Montana’s tenure as QB brought 4 Super Bowl victories. 3 Super Bowl MVP’s. Several years of watching a wispy guy with a so-so throwing arm lead the 49ers to victory. My favorite Montana moment was in Super Bowl XXIII XXIII Recap (that’s 23 for non-Roman Numeral types) where the Bengals of Cincinnati were overcome in the last minute for yet-another-come-from-behind-victory via a TD pass to John Taylor. I remember that moment as vividly as if it were yesterday. I was working as a Domino’s pizza delivery guy, (busiest day of the year is Super Bowl Sunday, BTW) & had the good fortune to be called to deliver 8 pies (industry slang. I’m an insider, don’t you know?!) to a hardcore 49er fan that wouldn’t let me leave his house. He made me (twisted my arm!) sit on his couch, eat a piece of the pizza I’d just delivered, & watch the entire last drive. After, the TD, it was bedlam. The dog was the most excited out of all of us, though I think it had to do with the pizzas that fell to the floor when everyone jumped up when the touchdown was scored. We all kinda looked like Montana does, in the picture above left. I cried when he left the team for the Chefs (sic). I cried again when he retired. Never met him. Hope to, though.

Which leads me to another hero: Jerry Cook. He’s the guy in picture on the right.
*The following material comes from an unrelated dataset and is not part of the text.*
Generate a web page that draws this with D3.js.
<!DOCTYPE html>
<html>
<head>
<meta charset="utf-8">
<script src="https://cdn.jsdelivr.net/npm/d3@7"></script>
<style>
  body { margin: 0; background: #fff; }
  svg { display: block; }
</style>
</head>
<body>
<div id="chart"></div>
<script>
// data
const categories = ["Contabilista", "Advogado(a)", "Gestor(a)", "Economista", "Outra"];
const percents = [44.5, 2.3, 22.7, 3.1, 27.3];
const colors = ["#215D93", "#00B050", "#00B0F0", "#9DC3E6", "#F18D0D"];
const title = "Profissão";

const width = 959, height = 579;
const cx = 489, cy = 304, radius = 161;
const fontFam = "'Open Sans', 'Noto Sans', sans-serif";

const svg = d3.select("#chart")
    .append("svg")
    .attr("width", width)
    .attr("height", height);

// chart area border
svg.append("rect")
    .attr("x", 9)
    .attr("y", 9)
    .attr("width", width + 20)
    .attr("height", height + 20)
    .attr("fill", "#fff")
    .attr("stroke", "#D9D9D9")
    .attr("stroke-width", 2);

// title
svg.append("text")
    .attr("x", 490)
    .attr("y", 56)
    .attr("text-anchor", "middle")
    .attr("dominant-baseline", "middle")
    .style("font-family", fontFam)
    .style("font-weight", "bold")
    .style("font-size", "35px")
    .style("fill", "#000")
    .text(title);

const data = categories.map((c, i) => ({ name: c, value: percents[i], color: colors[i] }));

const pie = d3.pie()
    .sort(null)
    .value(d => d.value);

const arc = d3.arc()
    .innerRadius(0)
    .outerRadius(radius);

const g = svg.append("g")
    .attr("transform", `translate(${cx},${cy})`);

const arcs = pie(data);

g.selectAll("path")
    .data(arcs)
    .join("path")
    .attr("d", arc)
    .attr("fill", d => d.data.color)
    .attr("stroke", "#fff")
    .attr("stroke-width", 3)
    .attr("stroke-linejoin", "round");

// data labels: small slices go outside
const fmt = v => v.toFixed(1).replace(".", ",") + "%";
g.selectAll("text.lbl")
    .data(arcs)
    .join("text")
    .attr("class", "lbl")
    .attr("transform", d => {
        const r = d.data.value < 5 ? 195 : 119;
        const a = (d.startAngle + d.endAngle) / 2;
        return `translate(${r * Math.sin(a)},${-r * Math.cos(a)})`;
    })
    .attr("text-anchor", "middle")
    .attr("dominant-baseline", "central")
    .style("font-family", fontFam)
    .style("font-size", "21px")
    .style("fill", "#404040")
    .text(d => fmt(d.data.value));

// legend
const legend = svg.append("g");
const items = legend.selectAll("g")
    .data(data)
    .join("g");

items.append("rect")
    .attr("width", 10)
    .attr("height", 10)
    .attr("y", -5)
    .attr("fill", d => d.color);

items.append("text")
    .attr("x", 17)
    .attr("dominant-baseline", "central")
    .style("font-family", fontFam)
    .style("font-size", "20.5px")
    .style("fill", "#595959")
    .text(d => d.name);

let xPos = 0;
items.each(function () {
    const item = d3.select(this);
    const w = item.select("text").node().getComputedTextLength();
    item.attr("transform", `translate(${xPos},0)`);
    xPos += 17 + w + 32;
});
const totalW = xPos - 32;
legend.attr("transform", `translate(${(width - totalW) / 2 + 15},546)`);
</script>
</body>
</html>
I met him via his book, Love, Acceptance, & Forgiveness in about 1981. It became a staple in my “Books To Read On A Yearly Basis”, along with The Chronicles of Narnia, and C.S. Lewis’ Space Trilogy.

Jerry Cook helped a pessimistic (realist?) & often cynical churched kid & sometime PK see how the church could be. Should be. Functioning with Christ’s Love. Acceptance. And Forgiveness as core values guiding the behavior of those within the church towards each other & towards those not yet there. The Jesus Jerry talks about, knows personally, & introduces to his listeners/readers transcends style, culture, national origin, gender, & age groups.
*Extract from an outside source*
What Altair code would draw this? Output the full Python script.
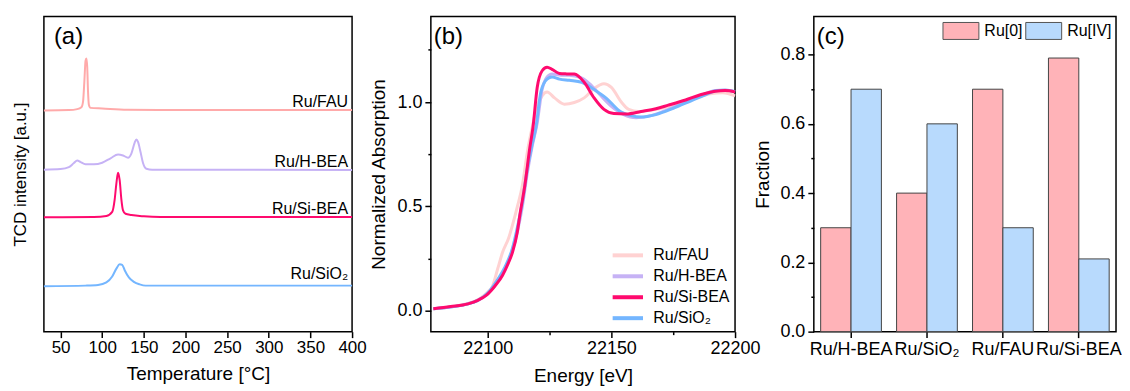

This absolutely transformed my thinking & I believe is largely responsible (along with a praying mom, several divine interventions & redirections, & lots of grace,) for me being, doing, & thinking what I be’s, do’s, & thinks. (Interestingly, when I met my friend Johannes Livelli for the first time, we just hit it off. Immediate connection. Like we’d been friends for years. I found out later that one of our biggest commonalities is our church/Jesus view were shaped by Jerry Cook – me by the books I read, him through a 7 month internship he had in WA with Jerry as his overseer. Lucky!)
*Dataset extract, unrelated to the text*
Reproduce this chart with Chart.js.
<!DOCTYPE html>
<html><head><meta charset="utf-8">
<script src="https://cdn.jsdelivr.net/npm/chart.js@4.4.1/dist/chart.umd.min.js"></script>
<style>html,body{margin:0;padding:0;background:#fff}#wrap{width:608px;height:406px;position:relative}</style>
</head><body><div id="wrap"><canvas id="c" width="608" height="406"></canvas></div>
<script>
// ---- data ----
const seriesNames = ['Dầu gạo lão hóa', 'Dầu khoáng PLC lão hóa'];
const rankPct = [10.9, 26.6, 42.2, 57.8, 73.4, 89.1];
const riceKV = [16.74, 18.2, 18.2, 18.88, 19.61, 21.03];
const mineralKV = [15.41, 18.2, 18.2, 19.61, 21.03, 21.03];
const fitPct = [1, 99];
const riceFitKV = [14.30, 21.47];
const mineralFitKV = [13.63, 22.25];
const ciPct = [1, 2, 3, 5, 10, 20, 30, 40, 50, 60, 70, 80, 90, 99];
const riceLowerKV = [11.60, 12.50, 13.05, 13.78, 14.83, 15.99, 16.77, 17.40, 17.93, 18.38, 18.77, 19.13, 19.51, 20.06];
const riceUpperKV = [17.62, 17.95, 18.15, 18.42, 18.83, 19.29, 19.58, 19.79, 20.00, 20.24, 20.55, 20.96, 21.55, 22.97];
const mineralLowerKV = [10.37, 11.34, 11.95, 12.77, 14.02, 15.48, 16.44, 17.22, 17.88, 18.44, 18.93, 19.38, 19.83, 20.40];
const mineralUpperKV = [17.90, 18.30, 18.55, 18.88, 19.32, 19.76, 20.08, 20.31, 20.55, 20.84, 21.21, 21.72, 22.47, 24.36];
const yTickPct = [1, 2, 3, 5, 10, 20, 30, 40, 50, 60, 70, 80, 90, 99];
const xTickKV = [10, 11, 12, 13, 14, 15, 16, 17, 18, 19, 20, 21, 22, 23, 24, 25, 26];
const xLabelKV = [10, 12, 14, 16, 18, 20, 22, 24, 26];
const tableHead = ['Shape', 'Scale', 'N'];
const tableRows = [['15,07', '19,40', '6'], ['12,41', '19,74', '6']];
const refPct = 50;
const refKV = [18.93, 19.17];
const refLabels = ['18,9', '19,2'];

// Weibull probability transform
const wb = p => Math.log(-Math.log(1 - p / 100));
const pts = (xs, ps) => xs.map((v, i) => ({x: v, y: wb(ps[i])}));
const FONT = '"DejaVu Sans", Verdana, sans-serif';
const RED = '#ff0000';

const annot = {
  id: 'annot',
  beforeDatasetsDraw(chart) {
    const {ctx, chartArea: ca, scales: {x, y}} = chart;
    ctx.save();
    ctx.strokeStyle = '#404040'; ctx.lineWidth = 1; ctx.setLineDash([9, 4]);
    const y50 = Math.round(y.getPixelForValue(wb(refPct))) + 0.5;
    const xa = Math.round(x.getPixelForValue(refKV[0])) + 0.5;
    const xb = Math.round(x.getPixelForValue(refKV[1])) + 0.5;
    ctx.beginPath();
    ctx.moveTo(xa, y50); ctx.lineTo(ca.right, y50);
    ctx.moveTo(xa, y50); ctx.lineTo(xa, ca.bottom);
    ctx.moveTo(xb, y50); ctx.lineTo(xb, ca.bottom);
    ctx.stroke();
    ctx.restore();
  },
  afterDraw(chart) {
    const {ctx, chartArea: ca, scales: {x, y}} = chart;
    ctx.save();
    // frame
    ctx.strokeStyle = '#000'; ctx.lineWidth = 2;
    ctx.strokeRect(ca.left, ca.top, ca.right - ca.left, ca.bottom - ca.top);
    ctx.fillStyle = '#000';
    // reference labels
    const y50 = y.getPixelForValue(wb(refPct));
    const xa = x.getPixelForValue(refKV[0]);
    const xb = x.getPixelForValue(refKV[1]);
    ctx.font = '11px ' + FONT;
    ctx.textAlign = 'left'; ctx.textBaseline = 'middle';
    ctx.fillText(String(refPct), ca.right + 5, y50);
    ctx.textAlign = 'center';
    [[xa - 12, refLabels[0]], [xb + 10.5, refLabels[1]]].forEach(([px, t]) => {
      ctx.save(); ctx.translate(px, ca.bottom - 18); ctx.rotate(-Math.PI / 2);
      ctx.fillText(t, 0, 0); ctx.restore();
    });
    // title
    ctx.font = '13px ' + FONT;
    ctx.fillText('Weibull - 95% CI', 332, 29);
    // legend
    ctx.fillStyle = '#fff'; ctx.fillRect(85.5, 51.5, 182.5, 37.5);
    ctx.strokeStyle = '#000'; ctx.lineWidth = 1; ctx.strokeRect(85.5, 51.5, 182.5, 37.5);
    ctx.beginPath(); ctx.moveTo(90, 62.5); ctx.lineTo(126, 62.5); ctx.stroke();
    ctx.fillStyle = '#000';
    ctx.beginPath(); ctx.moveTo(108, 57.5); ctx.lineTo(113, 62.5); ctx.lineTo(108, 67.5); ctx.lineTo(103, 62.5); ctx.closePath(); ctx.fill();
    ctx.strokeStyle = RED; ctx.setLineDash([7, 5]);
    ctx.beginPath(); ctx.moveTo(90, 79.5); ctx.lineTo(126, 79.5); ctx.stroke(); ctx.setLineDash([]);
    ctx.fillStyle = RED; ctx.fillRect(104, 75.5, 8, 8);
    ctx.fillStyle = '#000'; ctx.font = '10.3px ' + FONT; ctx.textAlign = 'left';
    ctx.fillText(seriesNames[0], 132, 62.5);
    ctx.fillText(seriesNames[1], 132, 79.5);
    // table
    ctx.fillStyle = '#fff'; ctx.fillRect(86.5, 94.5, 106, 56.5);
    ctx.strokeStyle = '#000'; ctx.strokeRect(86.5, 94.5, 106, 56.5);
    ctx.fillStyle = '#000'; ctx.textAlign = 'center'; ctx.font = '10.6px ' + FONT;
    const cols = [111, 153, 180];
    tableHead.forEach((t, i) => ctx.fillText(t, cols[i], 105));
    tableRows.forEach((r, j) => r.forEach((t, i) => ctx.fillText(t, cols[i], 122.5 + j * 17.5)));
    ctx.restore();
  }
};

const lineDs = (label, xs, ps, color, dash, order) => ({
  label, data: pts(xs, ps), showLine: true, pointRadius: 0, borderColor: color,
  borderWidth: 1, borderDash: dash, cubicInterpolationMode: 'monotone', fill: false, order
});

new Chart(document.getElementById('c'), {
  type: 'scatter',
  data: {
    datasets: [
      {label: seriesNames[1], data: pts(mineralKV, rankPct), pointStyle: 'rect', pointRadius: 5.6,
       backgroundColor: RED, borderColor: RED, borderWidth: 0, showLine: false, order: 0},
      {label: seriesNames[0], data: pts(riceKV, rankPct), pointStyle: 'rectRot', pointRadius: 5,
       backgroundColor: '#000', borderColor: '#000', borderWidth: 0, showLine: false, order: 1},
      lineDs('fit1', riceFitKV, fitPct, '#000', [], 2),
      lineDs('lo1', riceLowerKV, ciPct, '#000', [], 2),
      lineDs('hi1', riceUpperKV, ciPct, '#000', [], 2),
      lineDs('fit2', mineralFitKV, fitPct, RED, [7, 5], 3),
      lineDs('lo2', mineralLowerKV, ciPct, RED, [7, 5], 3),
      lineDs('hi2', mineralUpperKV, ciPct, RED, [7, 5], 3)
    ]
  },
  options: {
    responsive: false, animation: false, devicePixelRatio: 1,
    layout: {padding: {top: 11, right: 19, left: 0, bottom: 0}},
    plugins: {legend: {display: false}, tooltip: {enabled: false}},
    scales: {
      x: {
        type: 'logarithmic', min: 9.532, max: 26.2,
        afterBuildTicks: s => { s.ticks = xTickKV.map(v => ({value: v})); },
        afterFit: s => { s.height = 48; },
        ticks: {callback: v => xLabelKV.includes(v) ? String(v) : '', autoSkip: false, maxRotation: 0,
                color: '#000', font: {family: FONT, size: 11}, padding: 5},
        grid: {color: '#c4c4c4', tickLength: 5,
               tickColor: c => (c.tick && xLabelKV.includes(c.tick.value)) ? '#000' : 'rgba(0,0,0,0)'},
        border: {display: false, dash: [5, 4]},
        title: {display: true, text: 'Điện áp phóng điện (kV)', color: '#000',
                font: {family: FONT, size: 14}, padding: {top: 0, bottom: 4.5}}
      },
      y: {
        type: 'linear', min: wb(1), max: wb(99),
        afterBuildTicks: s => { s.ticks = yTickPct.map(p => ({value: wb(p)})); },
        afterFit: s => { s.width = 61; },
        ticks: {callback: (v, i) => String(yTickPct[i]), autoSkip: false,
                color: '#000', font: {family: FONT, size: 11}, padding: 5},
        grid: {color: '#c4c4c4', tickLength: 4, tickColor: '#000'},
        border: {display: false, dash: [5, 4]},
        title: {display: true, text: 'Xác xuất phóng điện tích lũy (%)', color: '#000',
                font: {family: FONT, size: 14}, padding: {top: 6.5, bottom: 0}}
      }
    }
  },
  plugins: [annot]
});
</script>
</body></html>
I met Jerry for the 1st time in 1999; he is an authentic, engaging, compassionate person, & is a lot like what I think Jesus would be if you met him on the street. Tonight, I get to hang out with him (and a few of my closest friends too.)

3 thoughts on “Heroes…

  1. don’t know much about montana, i know a bit more now.
    i did enjoy jerry for the second time and am really thankful that the impressions he made on you long ago directly has affected me and my family now. i wouldn’t have ever even knew of him otherwise.
    sidenote- i have an uncle bob reminds me way too much of jerry and both times i have seen jerry now i can’t stop thinking i bet that is what my uncle bob would be like IF he were a Christ follower.
    hope you had fun in LA today and that the shoulder is doing good.